## [Given instruction]
Return exactly, and only, the lines from the one holding "Reproduce this diagram with TikZ." through the one holding "(37,250) -- (525,250);", both included; the pictures stay out.

## [Exercise input]
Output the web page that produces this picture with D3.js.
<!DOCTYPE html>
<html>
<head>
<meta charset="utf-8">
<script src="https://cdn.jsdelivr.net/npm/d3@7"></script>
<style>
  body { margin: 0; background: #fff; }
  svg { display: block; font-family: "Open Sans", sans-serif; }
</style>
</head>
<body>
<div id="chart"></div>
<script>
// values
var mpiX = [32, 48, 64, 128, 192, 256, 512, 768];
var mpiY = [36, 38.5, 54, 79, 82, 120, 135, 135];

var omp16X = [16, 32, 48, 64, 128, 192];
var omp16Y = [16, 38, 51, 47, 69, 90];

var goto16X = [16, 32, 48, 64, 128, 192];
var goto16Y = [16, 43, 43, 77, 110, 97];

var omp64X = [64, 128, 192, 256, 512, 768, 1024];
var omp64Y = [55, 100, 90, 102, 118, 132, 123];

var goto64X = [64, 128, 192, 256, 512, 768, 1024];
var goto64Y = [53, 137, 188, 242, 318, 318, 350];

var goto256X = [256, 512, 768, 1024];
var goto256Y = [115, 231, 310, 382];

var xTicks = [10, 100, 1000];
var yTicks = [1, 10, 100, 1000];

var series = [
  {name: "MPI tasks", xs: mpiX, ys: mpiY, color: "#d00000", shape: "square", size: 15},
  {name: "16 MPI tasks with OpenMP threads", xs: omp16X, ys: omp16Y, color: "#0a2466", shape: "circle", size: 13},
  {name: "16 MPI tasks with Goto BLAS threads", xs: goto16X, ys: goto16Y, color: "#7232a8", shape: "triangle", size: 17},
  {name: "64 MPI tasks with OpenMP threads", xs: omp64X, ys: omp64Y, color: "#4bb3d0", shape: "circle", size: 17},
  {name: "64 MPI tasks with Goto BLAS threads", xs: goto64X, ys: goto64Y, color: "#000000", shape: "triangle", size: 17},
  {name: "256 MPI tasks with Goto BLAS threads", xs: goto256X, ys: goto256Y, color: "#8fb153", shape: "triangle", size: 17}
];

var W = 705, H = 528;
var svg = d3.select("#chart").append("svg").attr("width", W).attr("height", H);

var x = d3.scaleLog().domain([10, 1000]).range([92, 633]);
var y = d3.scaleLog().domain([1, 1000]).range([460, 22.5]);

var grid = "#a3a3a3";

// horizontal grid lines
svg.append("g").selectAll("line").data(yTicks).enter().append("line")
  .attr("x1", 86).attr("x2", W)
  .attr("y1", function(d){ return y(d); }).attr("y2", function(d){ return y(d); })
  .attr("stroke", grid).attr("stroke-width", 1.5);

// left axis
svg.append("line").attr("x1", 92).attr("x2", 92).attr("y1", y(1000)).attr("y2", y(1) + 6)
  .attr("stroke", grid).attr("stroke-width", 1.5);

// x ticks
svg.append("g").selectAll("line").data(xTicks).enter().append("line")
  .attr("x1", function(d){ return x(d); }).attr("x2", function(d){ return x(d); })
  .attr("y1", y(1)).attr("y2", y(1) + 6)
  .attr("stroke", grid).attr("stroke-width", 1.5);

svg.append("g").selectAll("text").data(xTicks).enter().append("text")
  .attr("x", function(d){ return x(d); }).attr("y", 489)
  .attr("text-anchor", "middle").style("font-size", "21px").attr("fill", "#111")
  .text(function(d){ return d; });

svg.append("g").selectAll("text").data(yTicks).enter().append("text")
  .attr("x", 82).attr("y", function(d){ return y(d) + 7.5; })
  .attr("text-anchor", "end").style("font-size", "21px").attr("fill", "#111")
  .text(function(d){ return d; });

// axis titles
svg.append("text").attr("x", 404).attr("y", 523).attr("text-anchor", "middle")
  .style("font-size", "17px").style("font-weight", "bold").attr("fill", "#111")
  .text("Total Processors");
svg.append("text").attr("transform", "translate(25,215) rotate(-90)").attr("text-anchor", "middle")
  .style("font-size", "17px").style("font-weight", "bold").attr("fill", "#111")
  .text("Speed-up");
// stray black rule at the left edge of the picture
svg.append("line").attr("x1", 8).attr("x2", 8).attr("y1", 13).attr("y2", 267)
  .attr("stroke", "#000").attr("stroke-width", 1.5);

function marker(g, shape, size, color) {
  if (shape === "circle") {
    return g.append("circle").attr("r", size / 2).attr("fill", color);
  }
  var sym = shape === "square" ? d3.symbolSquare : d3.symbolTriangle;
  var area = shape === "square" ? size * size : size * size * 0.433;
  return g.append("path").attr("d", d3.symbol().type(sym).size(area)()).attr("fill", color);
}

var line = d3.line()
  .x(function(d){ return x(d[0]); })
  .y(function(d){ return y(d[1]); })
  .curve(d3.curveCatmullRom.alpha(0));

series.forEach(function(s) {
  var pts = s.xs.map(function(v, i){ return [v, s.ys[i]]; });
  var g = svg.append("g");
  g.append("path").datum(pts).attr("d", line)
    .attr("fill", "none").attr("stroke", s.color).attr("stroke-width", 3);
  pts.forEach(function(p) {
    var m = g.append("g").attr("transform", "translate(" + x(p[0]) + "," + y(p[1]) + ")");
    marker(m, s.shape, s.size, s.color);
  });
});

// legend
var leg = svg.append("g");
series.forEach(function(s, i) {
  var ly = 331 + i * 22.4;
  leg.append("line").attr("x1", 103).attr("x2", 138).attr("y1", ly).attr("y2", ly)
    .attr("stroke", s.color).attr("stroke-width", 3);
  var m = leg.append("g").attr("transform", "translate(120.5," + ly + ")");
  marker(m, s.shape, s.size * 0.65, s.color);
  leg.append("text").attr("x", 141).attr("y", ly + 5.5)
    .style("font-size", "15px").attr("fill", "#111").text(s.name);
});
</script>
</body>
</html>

* * *

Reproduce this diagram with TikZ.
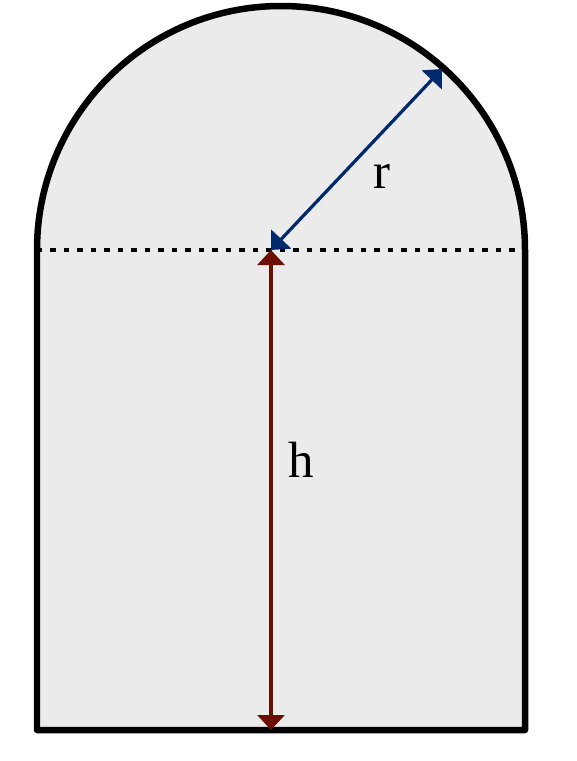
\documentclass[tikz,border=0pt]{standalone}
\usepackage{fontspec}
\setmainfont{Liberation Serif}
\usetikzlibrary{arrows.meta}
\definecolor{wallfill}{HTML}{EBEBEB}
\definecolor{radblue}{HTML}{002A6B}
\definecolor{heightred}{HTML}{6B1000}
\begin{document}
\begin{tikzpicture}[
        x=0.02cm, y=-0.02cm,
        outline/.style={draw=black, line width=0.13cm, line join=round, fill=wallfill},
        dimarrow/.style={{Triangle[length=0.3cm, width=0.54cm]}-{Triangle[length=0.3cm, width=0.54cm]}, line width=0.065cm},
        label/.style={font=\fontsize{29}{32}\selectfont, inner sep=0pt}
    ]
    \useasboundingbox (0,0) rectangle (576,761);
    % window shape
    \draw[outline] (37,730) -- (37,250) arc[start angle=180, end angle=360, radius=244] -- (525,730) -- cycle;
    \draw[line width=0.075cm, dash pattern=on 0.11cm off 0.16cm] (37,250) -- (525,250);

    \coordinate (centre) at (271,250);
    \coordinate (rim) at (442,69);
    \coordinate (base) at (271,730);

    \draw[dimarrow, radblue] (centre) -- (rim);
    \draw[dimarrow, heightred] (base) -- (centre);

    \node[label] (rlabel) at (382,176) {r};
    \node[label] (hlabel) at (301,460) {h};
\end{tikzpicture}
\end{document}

## [Answer for the task]
Reproduce this diagram with TikZ.
\documentclass[tikz,border=0pt]{standalone}
\usepackage{fontspec}
\setmainfont{Liberation Serif}
\usetikzlibrary{arrows.meta}
\definecolor{wallfill}{HTML}{EBEBEB}
\definecolor{radblue}{HTML}{002A6B}
\definecolor{heightred}{HTML}{6B1000}
\begin{document}
\begin{tikzpicture}[
        x=0.02cm, y=-0.02cm,
        outline/.style={draw=black, line width=0.13cm, line join=round, fill=wallfill},
        dimarrow/.style={{Triangle[length=0.3cm, width=0.54cm]}-{Triangle[length=0.3cm, width=0.54cm]}, line width=0.065cm},
        label/.style={font=\fontsize{29}{32}\selectfont, inner sep=0pt}
    ]
    \useasboundingbox (0,0) rectangle (576,761);
    % window shape
    \draw[outline] (37,730) -- (37,250) arc[start angle=180, end angle=360, radius=244] -- (525,730) -- cycle;
    \draw[line width=0.075cm, dash pattern=on 0.11cm off 0.16cm] (37,250) -- (525,250);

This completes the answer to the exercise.